ECLI:NL:RBOVE:2020:1274
Rechtbank Overijssel
- Eerste aanleg - meervoudig
- Rechtspraak.nl
Vrijspraak van verdachte in hennepteelt en diefstal van elektriciteit wegens onvoldoende bewijs
De rechtbank Overijssel heeft op 26 maart 2020 uitspraak gedaan in de strafzaak tegen een 50-jarige man uit Enschede, die werd verdacht van hennepteelt en diefstal van elektriciteit. De zaak kwam voor de rechtbank na een onderzoek op de openbare terechtzitting van 12 maart 2020. De officier van justitie, mr. M.S. de Waard, vorderde veroordeling van de verdachte, maar de rechtbank oordeelde dat er onvoldoende wettig en overtuigend bewijs was om tot een veroordeling te komen. De verdachte werd vrijgesproken van de tenlastegelegde feiten, die onder andere betrekking hadden op het opzettelijk telen van 300 hennepplanten en diefstal van elektriciteit uit een meterkast.

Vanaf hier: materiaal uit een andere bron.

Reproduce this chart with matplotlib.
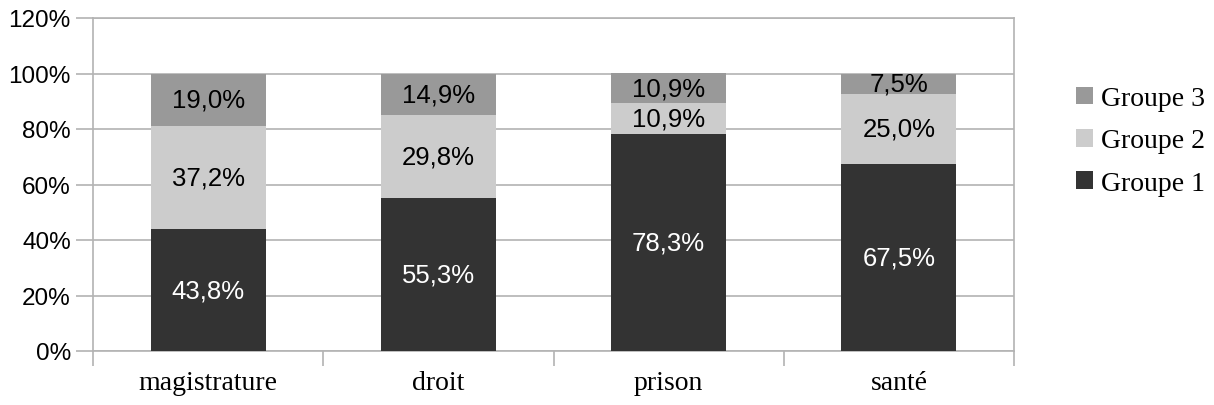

De rechtbank heeft vastgesteld dat de dagvaarding geldig was en dat zij bevoegd was om kennis te nemen van de zaak. Tijdens de zitting werd duidelijk dat de verdachte de eigenaar was van de woning waar de hennepkwekerij was aangetroffen, maar hij ontkende enige betrokkenheid bij de hennepteelt of de diefstal van elektriciteit. De rechtbank concludeerde dat er geen bewijs was dat de verdachte feitelijk betrokken was bij de ten laste gelegde feiten. De verklaringen van buurtbewoners en de omstandigheden rondom de verhuur van de woning gaven onvoldoende aanknopingspunten om de verdachte te veroordelen.
Uiteindelijk heeft de rechtbank de verdachte integraal vrijgesproken van de ten laste gelegde feiten, omdat er geen bewijs was dat wettig en overtuigend aantoont dat hij de feiten had gepleegd. Het vonnis werd uitgesproken door de meervoudige kamer van de rechtbank Overijssel, met mr. E.J.M. Bos als voorzitter, en de rechters mr. E. Venekatte en mr. F.C. Berg.